No, it’s certainly not Dr Death, but the SMH splashes very large this morning with another Indian-trained doctor who seems to have trouble meeting Australian standards. More worryingly, “Revealed: The dark past of a guilty abortion doctor” itself only skims the surface of the ongoing national scandal.
Crikey’s angst about the occasional free lunch and desk set drug companies provide for GPs is like arguing with the neighbour about the smoke from burning a bit of rubbish in the backyard while the house is going up in flames.
The SMH – carefully politically correct as ever – concentrates on Dr Suman Sood’s documented shortcomings while only mentioning the source of her training in passing. It goes without saying that there are many good and successful doctors who have trained in India, but the rush to plug the government-induced shortage of Australian doctors has lowered standards here and killed people.
Despite Queensland’s Dr Patel scandal, failings by foreign doctors continue to be tolerated. In the past couple of weeks I’ve had conversations with a specialist, who tried and failed to get a foreign surgeon sacked, and a seriously ill friend with a series of stories ranging from medicos needing an interpreter to an foreign nurse who simply walked away from a half-completed procedure saying she couldn’t do it. I’ve also spoken to the chair of one of those Victorian regional health thingies who expressed deep dismay about the inability of foreign doctors to communicate with patients.

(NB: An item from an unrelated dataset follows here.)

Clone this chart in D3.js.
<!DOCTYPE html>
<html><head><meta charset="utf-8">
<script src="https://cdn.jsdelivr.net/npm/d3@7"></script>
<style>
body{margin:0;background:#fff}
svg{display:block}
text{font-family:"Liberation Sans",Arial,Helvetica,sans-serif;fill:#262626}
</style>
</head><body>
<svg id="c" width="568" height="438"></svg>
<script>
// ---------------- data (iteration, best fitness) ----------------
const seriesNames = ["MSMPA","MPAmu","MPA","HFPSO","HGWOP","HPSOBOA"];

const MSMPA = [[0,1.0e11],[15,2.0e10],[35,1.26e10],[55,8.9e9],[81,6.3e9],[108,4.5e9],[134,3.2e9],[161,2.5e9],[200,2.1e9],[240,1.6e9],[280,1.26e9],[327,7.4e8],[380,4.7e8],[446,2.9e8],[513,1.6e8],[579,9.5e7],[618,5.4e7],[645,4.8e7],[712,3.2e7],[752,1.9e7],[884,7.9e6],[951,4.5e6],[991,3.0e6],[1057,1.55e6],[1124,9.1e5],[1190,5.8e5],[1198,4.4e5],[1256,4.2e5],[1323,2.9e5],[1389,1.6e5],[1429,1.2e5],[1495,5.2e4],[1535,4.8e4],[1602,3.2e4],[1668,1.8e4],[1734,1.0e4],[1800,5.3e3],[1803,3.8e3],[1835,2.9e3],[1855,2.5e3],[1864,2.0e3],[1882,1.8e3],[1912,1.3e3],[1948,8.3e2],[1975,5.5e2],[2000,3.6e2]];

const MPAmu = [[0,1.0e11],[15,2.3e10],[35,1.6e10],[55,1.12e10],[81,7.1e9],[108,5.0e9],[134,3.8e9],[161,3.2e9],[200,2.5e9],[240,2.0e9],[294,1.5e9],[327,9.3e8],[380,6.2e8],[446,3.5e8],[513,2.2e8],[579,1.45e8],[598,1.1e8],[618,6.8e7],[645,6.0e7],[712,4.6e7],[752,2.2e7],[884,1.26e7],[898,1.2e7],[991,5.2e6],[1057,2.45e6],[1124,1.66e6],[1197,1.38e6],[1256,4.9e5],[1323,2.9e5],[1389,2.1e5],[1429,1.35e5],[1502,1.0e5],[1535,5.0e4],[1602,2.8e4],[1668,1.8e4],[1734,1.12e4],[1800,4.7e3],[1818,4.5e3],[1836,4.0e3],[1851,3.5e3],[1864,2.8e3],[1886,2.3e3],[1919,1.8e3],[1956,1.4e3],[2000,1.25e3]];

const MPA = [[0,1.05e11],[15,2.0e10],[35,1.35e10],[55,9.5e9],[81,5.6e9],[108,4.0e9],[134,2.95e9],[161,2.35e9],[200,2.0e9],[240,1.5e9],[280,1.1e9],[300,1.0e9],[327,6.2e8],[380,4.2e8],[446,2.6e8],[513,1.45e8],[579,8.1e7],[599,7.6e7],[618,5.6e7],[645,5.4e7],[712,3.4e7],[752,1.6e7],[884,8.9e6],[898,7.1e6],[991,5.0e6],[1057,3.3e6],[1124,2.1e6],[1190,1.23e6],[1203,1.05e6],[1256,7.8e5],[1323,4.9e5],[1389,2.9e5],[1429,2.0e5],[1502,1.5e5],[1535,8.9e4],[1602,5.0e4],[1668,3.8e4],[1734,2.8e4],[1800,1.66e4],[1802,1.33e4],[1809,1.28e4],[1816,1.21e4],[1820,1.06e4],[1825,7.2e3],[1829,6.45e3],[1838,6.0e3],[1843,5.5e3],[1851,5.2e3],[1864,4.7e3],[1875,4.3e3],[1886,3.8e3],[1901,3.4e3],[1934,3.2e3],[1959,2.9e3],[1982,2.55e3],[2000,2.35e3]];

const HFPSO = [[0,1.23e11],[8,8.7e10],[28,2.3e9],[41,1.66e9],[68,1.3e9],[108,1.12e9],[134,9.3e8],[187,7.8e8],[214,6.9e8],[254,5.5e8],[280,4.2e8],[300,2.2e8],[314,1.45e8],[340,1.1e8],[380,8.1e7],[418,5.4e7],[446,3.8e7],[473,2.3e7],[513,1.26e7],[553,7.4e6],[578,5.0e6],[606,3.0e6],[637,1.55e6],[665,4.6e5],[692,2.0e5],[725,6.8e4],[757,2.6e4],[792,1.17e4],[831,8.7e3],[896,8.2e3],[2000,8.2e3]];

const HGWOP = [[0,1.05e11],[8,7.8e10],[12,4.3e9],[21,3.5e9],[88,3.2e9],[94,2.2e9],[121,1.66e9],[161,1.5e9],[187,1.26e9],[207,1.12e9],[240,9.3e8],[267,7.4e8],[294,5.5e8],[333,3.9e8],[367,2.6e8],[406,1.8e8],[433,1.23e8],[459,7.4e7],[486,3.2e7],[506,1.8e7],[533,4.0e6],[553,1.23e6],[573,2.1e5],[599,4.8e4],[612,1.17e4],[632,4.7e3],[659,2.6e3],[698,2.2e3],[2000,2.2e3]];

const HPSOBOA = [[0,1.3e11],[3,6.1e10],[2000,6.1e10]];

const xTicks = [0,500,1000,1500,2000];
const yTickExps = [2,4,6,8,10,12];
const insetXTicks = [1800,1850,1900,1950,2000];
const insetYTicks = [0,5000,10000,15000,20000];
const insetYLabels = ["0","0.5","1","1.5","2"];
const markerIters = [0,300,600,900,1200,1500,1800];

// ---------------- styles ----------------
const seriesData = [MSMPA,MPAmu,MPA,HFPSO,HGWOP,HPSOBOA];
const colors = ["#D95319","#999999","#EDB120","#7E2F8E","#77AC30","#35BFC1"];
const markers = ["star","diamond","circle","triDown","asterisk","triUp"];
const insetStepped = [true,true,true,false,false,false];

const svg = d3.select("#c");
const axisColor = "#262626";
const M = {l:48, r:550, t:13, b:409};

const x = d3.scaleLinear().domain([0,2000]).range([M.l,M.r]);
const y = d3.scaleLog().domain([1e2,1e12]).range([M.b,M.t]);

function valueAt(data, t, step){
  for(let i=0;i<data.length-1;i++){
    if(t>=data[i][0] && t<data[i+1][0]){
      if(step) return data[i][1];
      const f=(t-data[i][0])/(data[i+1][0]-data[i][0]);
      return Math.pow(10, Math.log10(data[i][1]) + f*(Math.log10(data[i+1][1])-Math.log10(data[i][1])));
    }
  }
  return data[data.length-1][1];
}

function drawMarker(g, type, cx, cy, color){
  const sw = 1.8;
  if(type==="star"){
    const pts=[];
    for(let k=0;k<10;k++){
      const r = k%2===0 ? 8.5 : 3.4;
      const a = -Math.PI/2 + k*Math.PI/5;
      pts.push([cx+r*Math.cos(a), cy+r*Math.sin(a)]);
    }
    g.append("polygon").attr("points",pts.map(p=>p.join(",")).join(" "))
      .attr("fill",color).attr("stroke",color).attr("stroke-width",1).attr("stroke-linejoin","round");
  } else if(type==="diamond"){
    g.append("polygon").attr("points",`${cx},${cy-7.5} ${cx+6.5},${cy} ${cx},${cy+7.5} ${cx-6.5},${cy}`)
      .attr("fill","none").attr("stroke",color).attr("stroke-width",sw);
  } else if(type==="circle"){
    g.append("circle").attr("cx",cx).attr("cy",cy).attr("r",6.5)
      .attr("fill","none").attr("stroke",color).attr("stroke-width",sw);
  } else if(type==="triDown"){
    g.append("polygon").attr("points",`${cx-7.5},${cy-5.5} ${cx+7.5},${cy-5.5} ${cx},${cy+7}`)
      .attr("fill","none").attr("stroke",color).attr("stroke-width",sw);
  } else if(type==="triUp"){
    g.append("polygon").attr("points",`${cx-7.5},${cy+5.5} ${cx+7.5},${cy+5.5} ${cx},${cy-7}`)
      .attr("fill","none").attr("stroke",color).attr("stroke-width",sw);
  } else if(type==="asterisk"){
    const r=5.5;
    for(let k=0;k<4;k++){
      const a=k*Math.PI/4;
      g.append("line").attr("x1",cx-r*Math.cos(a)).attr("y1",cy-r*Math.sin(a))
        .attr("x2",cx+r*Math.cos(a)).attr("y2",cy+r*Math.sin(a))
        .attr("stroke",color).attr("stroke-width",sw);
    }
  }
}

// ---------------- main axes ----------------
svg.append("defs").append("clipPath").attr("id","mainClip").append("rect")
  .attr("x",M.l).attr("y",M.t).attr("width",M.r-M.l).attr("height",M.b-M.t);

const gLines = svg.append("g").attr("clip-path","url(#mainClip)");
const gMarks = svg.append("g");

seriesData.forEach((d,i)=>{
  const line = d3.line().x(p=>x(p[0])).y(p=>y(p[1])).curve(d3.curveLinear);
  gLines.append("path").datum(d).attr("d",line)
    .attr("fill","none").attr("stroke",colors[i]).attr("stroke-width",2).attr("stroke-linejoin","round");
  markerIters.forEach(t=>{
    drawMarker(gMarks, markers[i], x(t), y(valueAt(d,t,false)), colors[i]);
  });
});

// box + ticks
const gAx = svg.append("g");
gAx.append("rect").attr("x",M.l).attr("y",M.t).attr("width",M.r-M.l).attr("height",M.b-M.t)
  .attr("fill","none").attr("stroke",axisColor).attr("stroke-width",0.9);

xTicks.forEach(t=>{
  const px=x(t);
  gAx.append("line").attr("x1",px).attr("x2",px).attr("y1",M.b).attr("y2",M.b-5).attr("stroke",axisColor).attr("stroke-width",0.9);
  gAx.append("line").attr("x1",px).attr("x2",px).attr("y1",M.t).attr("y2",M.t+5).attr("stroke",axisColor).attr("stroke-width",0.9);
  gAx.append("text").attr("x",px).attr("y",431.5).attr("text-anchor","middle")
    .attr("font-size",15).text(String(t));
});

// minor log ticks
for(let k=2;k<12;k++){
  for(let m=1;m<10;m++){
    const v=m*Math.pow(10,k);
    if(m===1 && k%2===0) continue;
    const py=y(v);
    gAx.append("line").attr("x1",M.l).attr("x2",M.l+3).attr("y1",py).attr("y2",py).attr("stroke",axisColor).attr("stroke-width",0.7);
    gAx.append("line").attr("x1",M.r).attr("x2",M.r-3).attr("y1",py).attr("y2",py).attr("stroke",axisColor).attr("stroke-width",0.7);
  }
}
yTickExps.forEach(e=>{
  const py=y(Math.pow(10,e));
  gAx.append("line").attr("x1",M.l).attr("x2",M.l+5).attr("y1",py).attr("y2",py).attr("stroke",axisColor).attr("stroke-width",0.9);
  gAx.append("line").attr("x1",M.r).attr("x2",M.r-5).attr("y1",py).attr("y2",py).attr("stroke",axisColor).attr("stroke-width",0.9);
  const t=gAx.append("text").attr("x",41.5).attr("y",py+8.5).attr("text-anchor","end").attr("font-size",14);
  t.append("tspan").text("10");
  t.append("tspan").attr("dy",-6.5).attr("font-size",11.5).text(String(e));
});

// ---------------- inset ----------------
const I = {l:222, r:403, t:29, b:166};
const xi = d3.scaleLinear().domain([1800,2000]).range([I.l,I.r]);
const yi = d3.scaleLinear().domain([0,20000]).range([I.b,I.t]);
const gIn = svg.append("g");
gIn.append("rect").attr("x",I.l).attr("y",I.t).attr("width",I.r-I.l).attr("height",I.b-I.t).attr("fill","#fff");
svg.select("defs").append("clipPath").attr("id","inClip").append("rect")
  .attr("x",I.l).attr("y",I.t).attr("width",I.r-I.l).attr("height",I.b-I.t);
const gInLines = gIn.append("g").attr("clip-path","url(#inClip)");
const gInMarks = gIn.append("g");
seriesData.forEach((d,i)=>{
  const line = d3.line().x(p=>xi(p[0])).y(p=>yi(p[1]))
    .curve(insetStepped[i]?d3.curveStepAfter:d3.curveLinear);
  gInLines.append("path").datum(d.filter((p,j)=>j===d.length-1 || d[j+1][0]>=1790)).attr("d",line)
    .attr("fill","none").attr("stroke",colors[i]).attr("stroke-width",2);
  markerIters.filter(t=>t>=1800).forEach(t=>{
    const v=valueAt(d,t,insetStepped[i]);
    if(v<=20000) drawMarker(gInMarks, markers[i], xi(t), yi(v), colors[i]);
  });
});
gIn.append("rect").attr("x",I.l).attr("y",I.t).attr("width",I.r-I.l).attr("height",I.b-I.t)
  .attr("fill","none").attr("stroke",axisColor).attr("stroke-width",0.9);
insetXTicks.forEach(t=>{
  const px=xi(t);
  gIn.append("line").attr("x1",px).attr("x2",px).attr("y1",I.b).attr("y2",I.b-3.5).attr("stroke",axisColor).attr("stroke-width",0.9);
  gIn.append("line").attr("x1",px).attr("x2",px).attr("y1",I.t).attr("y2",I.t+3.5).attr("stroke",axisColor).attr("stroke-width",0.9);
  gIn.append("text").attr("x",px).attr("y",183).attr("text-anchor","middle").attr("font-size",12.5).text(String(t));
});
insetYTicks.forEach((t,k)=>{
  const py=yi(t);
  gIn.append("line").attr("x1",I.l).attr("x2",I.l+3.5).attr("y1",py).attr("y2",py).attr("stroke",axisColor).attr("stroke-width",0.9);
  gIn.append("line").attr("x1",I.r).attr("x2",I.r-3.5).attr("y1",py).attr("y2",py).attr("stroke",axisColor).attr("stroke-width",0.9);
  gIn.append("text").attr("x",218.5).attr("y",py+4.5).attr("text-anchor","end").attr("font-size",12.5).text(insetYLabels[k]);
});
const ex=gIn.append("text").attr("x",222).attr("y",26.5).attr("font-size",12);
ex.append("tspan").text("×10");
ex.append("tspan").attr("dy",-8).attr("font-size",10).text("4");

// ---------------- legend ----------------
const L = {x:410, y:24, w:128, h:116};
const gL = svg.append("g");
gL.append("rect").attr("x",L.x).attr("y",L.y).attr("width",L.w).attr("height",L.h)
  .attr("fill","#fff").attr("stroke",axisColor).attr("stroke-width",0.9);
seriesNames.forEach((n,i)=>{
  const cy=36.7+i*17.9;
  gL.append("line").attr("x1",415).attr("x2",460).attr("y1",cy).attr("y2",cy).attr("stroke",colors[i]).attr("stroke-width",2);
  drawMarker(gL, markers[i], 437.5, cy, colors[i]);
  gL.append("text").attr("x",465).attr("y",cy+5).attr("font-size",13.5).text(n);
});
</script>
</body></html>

A doctor mate has reminded me that there’s nothing new about sub-standard care, especially in the bush. When he was a resident in the early 1980s in a hospital a couple of hours from Brisbane, he viewed his main duty of care to overnight accident victims was to stabilise them enough for transport to Brisbane before his boss turned up in the morning and wanted to operate.

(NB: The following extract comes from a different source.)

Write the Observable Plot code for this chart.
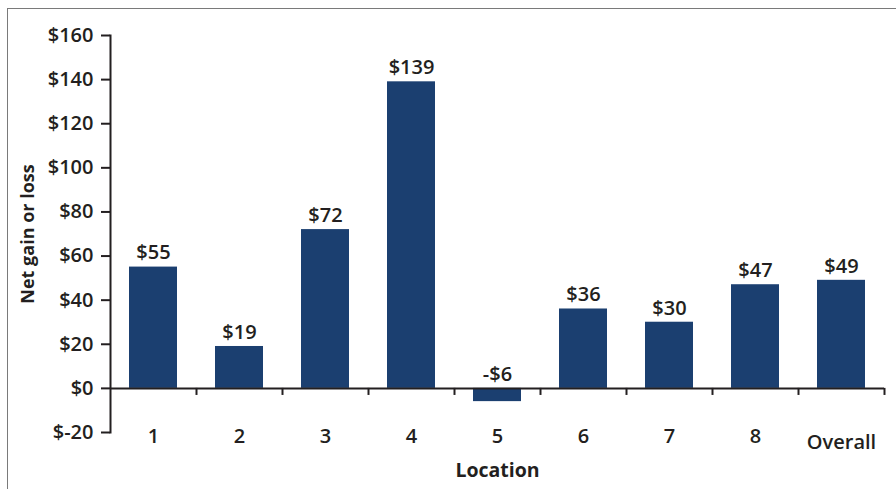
<!DOCTYPE html>
<html>
<head>
<meta charset="utf-8">
<script src="https://cdn.jsdelivr.net/npm/d3@7"></script>
<script src="https://cdn.jsdelivr.net/npm/@observablehq/plot@0.6"></script>
<style>
  html, body { margin: 0; padding: 0; background: #fff; overflow: hidden; }
  #wrap { position: relative; width: 896px; height: 489px; }
  #border { position: absolute; left: 7px; top: 8px; width: 1000px; height: 1000px; border: 1.5px solid #7a7a7a; box-sizing: border-box; }
  #chart { position: absolute; left: 0; top: 0; }
  svg text { font-family: "Open Sans", sans-serif; }
</style>
</head>
<body>
<div id="wrap"><div id="border"></div><div id="chart"></div></div>
<script>
const categories = ["1", "2", "3", "4", "5", "6", "7", "8", "Overall"];
const values = [55, 19, 72, 139, -6, 36, 30, 47, 49];
const yTicks = [-20, 0, 20, 40, 60, 80, 100, 120, 140, 160];

const data = categories.map((c, i) => ({ c, v: values[i] }));
const fmtVal = v => v < 0 ? "-$" + Math.abs(v) : "$" + v;
const ink = "#231f20";
const barColor = "#1b3f70";
const fs = 20;

const chart = Plot.plot({
  width: 896,
  height: 489,
  marginLeft: 110,
  marginRight: 12,
  marginTop: 35,
  marginBottom: 57,
  style: { fontFamily: "Open Sans, sans-serif", color: ink, background: "transparent" },
  x: { domain: categories, paddingInner: 0.44, paddingOuter: 0.22, axis: null },
  y: { domain: [-20, 160], axis: null },
  marks: [
    Plot.barY(data, { x: "c", y: "v", fill: barColor }),
    Plot.axisY({ ticks: yTicks, tickSize: 9, tickPadding: 8, tickFormat: d => "$" + d, fontSize: fs, fontWeight: 600, stroke: ink, strokeWidth: 2, fill: ink, label: null }),
    Plot.frame({ anchor: "left", stroke: ink, strokeWidth: 2 }),
    Plot.ruleY([0], { stroke: ink, strokeWidth: 2 }),
    Plot.ruleX(categories, { x: d => d, y1: 0, y2: -3.2, dx: 43, stroke: ink, strokeWidth: 2 }),
    Plot.text(data, { x: "c", y: d => Math.max(d.v, 0), text: d => fmtVal(d.v), dy: -14, fontSize: fs, fontWeight: 600, fill: ink }),
    Plot.text(categories.filter(c => c !== "Overall"), { x: d => d, y: -20, dy: 4, fontSize: fs, fontWeight: 600, fill: ink }),
    Plot.text(categories.filter(c => c === "Overall"), { x: d => d, y: -20, dy: 10, fontSize: fs, fontWeight: 600, fill: ink }),
    Plot.text(["Location"], { frameAnchor: "bottom", lineAnchor: "middle", textAnchor: "middle", dy: 38, fontSize: 19.5, fontWeight: 700, fill: ink }),
    Plot.text(["Net gain or loss"], { frameAnchor: "left", rotate: -90, textAnchor: "middle", lineAnchor: "middle", dx: -82, dy: 0, fontSize: 18, fontWeight: 700, fill: ink })
  ]
});
document.getElementById("chart").appendChild(chart);
</script>
</body>
</html>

But he assures me it has all become worse, as standards have been lowered to just fill slots in Health Department charts. All the state departments have the same problem, varying only in degree.

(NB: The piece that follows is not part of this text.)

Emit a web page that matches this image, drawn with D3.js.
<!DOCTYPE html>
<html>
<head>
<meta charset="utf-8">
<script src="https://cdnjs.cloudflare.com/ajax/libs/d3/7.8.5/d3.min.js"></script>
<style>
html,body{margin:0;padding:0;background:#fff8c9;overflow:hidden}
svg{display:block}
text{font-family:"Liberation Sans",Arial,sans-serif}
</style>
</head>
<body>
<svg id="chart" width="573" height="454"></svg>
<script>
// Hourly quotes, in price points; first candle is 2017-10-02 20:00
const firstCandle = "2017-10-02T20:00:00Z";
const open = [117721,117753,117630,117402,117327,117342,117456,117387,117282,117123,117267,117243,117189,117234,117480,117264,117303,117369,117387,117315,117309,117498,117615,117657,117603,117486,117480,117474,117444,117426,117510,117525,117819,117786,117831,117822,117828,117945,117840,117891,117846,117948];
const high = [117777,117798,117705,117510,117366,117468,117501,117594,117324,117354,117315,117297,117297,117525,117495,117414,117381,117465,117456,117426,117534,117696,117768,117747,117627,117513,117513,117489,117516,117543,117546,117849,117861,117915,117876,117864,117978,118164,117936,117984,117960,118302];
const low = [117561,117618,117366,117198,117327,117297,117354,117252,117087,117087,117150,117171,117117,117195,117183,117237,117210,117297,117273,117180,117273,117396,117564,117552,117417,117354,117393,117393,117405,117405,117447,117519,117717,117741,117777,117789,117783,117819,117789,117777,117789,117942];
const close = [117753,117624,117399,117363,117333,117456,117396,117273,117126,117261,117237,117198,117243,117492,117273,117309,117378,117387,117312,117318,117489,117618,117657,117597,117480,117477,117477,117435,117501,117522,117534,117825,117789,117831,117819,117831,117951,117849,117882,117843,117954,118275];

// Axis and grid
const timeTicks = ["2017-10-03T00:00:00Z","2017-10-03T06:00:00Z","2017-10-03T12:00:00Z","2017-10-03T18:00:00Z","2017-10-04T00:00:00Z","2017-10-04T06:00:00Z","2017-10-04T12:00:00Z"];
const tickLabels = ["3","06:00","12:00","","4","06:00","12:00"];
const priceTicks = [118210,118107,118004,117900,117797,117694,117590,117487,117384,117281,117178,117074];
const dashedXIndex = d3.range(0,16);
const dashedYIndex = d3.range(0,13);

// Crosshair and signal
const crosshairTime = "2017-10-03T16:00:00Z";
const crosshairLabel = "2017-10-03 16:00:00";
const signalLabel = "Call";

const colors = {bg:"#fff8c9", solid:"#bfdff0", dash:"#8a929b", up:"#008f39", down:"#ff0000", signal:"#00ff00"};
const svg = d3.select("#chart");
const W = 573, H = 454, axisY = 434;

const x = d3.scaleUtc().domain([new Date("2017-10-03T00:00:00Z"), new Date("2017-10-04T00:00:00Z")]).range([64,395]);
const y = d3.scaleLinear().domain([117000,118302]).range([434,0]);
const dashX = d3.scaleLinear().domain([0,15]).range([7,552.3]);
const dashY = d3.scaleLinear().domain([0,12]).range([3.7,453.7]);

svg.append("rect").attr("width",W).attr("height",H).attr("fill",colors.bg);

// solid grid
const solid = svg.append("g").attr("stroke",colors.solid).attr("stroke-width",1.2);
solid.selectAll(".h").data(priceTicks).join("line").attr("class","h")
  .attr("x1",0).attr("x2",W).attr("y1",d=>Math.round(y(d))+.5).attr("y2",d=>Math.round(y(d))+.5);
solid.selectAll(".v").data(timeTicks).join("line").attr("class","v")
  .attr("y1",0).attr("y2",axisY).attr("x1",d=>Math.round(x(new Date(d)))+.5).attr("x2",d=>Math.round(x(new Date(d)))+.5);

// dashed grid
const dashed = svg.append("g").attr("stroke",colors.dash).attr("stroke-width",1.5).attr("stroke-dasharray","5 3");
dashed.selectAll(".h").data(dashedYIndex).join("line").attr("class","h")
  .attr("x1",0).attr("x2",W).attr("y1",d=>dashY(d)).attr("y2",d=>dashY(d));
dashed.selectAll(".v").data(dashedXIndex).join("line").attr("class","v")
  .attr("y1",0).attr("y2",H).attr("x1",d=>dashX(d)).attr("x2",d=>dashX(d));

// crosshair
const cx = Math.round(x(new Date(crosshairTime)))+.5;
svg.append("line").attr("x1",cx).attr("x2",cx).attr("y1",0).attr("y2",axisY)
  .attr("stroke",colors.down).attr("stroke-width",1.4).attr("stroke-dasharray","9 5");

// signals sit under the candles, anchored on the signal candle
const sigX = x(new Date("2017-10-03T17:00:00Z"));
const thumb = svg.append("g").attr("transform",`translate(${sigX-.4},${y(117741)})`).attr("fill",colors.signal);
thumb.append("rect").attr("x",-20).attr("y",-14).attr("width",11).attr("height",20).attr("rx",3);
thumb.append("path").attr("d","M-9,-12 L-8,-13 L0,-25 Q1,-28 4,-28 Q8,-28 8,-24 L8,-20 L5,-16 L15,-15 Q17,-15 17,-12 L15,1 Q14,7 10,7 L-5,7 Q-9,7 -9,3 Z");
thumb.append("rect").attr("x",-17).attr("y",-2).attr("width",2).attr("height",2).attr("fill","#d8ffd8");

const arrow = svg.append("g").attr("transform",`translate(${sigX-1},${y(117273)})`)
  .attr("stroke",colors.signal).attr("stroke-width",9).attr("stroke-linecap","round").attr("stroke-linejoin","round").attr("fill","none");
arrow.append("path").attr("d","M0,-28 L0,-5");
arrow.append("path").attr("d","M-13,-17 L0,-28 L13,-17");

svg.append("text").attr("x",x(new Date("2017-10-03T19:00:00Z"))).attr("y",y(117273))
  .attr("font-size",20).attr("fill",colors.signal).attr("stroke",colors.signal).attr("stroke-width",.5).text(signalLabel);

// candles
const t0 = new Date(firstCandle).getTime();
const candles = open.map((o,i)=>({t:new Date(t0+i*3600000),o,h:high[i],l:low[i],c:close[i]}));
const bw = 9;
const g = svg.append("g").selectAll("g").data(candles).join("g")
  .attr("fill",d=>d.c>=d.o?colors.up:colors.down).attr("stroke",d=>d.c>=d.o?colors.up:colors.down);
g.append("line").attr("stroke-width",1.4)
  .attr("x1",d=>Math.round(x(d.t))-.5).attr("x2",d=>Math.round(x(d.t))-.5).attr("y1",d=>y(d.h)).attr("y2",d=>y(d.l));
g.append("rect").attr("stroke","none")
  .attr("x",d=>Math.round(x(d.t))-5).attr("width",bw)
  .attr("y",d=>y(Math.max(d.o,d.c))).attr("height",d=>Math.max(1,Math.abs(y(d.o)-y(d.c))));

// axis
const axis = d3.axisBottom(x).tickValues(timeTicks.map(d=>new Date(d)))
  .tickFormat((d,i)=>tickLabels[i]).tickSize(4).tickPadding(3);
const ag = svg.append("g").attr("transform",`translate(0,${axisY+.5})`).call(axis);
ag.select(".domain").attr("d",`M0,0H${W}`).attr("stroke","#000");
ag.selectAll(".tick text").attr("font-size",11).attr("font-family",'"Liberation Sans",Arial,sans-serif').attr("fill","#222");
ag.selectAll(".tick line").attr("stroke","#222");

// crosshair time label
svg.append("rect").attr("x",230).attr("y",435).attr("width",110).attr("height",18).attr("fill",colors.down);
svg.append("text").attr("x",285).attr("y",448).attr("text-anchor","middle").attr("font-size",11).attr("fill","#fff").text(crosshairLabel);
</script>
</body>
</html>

Sadly, the medical emergency is only perhaps the most obvious result of decades of educational neglect in Australia – neglect that continues across the board. As AFR economics editor Alan Mitchell fulminated yesterday in a story about Australia’s sub-par eduction performance, even the OECD is pointing the finger at us:
Education levels in Australia are lower than those of the US, New Zealand and the average of the seven largest industrialised countries.
The OECD estimates that if Australia raised the level of its human capital to the level of the US, our GDP per capita would be between 4 and 7.5 per cent higher.
We fall well below the OECD average just on attaining the upper years of secondary school – let alone tertiary studies.
Decades of bipartisan federal policy to limit the number of doctors in fear of sparking over-servicing and consequent Medicare budget blowouts now results in hospital deaths. Bipartisan failure to grasp the overall education crisis will result in a dismal economic outlook once the present resources boom has run its course.
I don’t care if doctors get a free lunch occasionally, as long as they understand what the drugs that are being promoted are for.